Fue un trabajo técnico y humano a la vez. Con las maestras del colegio hicimos hormigón, montamos la instalación eléctrica, y después de muchas semanas conseguimos que el aerogenerador echara a andar. Desde entonces bombea mil litros de agua cada noche para abastecer a la escuela. Puede parecer poco, pero allí es muchísimo. La escuela se abastece y los niños se llevan agua a casa. Eso mejora toda la comunidad. Calculamos que aumentamos un 30% la disponibilidad de agua en el pueblo.
Aquí en España puedes tener dificultades, pero no te mueres de hambre. Allí, cualquier contratiempo te puede destruir
¿Qué significó para usted ese logro?
Cuando vi el agua salir, sentí una mezcla de orgullo, alivio y humildad. Porque era la prueba de que algo tan pequeño podía tener un impacto enorme. No solucionas la pobreza, pero sí haces que un niño no tenga que caminar cinco kilómetros para llenar una garrafa. Y eso ya justifica todo el viaje.

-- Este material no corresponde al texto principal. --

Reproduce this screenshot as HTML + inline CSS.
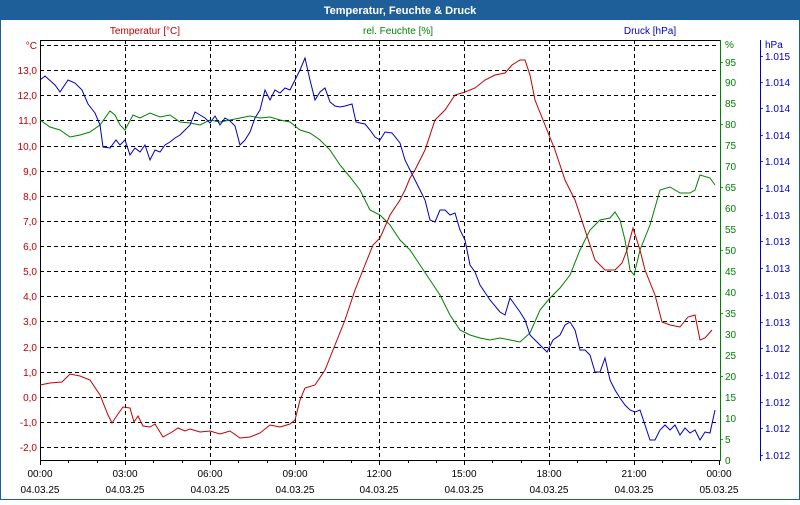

Matteo, junto a algunos integrantes del pueblo y el molino
Un año después decidió volver. ¿Por qué?
Porque aquello me cambió. Me enamoré del lugar y de su gente, y sentí que tenía una responsabilidad. Madagascar es el cuarto país más pobre del mundo, y yo estaba en su rincón más pobre, en el valle más atrasado. Es el fondo del fondo. Y pensé: si tenemos la oportunidad de cambiar algo aquí, tenemos el deber moral de hacerlo. Así que regresé con otros dos estudiantes y con el apoyo de la universidad, para buscar alternativas al modelo minero.
En lugares así, la fuerza bruta y el poder conviven con el deseo de progreso
¿Y en qué consistió ese segundo proyecto?

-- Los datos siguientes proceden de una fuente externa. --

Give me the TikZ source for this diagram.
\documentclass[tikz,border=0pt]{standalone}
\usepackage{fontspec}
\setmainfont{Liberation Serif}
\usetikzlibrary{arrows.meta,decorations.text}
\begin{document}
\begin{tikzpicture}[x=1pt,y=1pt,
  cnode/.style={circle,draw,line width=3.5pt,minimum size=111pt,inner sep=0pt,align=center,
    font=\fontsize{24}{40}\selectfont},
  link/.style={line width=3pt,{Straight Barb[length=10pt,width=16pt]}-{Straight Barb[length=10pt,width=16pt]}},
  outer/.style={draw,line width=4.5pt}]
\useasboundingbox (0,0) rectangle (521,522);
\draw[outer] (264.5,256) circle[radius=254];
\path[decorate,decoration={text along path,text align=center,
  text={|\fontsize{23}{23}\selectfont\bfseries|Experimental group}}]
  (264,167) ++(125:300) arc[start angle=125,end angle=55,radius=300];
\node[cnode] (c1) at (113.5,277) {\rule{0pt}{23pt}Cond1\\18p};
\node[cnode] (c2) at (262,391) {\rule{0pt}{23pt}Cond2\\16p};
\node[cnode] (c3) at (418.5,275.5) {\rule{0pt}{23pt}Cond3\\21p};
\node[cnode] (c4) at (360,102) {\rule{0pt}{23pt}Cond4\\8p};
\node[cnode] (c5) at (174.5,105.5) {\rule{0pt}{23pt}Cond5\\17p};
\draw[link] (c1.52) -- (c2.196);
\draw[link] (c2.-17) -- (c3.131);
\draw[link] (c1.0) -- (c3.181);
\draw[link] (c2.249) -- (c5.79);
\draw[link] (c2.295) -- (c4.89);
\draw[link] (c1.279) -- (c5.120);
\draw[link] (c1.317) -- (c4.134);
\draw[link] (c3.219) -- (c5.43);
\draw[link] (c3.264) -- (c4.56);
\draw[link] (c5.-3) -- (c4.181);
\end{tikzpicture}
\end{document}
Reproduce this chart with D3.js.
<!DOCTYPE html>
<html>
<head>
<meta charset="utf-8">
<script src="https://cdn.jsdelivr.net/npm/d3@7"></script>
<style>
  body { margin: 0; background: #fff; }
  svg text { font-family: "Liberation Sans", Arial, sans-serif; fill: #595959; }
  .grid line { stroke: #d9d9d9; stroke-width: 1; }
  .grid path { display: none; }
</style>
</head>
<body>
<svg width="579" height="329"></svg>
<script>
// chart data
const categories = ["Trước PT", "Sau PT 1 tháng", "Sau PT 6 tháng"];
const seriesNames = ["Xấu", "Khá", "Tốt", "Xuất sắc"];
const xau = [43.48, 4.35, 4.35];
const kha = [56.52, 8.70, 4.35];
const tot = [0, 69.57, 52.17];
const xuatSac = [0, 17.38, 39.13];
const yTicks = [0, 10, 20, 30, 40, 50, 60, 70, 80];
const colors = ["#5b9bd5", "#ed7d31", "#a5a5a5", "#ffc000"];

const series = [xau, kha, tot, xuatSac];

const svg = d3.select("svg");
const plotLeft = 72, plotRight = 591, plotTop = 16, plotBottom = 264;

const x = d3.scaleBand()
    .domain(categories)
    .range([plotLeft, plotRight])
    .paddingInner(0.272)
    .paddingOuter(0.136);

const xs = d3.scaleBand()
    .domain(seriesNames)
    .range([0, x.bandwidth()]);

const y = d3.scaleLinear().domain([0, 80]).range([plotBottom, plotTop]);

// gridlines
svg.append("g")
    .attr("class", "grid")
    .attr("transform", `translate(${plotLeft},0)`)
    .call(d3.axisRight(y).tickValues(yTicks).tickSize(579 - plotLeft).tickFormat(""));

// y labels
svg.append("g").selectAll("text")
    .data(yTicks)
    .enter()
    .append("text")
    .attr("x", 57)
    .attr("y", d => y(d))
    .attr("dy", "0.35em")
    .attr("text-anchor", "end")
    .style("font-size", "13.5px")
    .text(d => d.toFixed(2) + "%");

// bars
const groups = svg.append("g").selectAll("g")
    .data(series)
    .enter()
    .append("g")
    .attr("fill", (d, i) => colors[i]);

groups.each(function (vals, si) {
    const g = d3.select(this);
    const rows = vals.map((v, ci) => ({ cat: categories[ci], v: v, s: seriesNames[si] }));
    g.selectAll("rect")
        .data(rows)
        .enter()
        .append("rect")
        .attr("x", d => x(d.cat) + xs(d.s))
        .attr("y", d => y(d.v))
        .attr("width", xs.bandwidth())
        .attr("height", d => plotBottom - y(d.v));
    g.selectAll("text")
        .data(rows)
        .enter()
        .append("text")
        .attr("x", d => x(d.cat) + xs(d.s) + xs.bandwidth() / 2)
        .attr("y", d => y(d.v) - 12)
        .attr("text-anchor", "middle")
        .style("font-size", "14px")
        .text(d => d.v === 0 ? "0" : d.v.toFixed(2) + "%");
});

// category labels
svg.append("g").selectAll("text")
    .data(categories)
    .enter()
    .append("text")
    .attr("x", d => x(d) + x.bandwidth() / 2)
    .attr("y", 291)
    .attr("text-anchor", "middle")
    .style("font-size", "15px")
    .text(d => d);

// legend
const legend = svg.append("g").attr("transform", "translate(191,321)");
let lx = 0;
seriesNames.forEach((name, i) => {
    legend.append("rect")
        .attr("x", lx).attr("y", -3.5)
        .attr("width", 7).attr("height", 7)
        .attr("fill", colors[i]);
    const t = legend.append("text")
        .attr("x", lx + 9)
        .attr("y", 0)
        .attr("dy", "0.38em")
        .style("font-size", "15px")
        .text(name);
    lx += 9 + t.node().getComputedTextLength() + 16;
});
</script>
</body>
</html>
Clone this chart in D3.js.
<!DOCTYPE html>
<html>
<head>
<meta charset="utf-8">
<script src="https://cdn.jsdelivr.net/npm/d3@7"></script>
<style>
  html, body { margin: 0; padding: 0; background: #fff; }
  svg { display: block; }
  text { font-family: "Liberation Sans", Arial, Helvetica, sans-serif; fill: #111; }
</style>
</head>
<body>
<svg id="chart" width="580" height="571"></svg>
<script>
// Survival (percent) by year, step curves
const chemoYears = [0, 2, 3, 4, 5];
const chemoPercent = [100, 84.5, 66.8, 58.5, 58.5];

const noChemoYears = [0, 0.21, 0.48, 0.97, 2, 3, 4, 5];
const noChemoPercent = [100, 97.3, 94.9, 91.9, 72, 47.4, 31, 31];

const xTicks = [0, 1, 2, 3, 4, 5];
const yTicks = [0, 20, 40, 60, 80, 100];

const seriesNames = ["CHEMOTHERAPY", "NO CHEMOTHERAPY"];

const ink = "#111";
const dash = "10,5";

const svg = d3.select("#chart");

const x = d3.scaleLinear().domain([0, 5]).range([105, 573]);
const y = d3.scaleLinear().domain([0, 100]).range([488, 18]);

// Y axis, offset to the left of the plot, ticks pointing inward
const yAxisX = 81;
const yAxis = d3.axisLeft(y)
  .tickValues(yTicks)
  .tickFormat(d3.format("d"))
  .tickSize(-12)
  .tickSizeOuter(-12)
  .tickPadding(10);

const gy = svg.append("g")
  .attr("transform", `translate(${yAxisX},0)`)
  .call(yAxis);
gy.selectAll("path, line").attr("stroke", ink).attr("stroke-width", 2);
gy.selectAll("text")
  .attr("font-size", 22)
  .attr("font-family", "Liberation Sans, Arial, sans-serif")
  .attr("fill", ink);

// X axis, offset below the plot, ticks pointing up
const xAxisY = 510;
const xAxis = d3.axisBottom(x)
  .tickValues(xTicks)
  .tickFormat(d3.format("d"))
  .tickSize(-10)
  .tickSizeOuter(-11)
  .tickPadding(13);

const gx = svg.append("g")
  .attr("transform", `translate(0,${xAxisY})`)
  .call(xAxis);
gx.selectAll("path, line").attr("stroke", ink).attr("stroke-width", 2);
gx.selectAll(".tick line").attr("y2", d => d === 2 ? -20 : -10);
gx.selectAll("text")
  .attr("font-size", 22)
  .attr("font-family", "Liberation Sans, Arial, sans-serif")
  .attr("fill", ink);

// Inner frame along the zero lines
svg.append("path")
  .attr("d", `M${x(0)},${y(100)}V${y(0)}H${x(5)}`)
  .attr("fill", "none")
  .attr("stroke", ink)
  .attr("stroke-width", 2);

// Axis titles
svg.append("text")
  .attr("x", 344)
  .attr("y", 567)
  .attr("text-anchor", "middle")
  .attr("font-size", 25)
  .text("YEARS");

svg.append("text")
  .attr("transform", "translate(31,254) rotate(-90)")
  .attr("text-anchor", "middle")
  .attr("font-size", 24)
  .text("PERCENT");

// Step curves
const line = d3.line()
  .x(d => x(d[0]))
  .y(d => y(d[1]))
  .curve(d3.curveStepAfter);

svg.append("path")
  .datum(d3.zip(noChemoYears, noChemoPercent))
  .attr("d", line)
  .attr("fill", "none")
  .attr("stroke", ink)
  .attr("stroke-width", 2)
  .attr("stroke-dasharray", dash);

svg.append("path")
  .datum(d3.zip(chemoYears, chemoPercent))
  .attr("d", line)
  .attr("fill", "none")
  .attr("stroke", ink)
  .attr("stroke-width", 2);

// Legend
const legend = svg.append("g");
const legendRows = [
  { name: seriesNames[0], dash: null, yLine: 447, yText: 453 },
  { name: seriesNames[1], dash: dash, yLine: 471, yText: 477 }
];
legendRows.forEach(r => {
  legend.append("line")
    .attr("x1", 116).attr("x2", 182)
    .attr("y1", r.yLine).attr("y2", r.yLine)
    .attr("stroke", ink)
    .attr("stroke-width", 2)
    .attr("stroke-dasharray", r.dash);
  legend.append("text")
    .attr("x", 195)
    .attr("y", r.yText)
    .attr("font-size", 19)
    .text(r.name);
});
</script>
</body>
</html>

Queríamos ofrecer una alternativa a la mina, algo que diera sustento sin destruir la vida de la gente. Hicimos asambleas, charlas, encuestas, y al final entendimos que había un grupo especialmente vulnerable: las madres solteras. Mujeres abandonadas, despreciadas, con muchos hijos y sin medios para sobrevivir. Decidimos empezar con ellas. Les conseguimos un terreno, las formamos y creamos una cooperativa agrícola. Hoy cultivan lechugas y pueden vivir de ello. Y, sobre todo, se han convertido en un modelo para el resto del pueblo. Antes eran las parias; ahora son las líderes.
Segundo proyecto
La cooperativa agrícola
¿Qué ha aprendido de ellas?
Que cuando una persona tiene una oportunidad, la agarra con una fuerza que conmueve. Ellas no solo trabajan la tierra, también devuelven esperanza. Y eso es contagioso. El pueblo entero quiere “ser como ellas”. Nosotros pusimos algo de dinero como préstamo, pero se queda en su cooperativa: cuando lo devuelven, no vuelve a España, sino que se reinvierte en ellas mismas. Eso las hace independientes y les da orgullo.

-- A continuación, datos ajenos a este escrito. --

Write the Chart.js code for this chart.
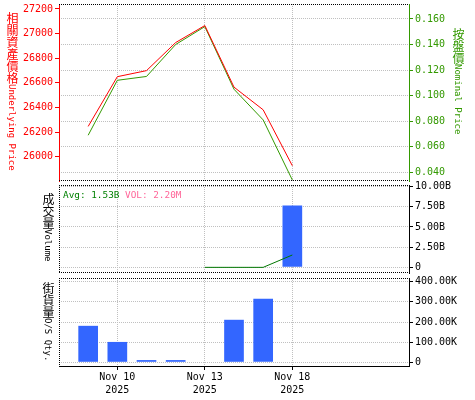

¿Vivió algún momento complicado allí?
Sí, más de uno. Hay un cacique local, una especie de jefe mafioso que controla las tierras y se lleva una mordida de todo. Intentó imponerse, llamarnos, presionarnos para que le compráramos terrenos que no queríamos. Tuvimos que negociar con él cara a cara, con diplomacia. No me sentí amenazado, pero la tensión está siempre ahí. En lugares así, la fuerza bruta y el poder conviven con el deseo de progreso. Es un equilibrio frágil.
Ahora, las mujeres del pueblo tienen una nueva vida gracias al proyecto
Después de todo lo vivido, ¿qué queda de aquel chico que solo había viajado en Cercanías?
Las ganas. Las ganas siguen intactas. Pero la manera de mirar el mundo ya no es la misma. Las herramientas, la madurez, la empatía… todo cambia. La experiencia me ha hecho más feliz, más consciente y más libre.
¿Qué le diría a otros jóvenes que sueñan con hacer algo parecido pero no se atreven?
Que lo hagan, que no lo duden. Nadie vuelve decepcionado, y tampoco hace falta irse a África para descubrir lo importante: lo esencial está en cualquier persona, aquí o allí. Lo encuentras cuando compartes, cuando ayudas, cuando miras al otro de verdad. Pero si tienes la oportunidad de cruzar el mundo para hacerlo, hazlo. No te arrepentirás nunca.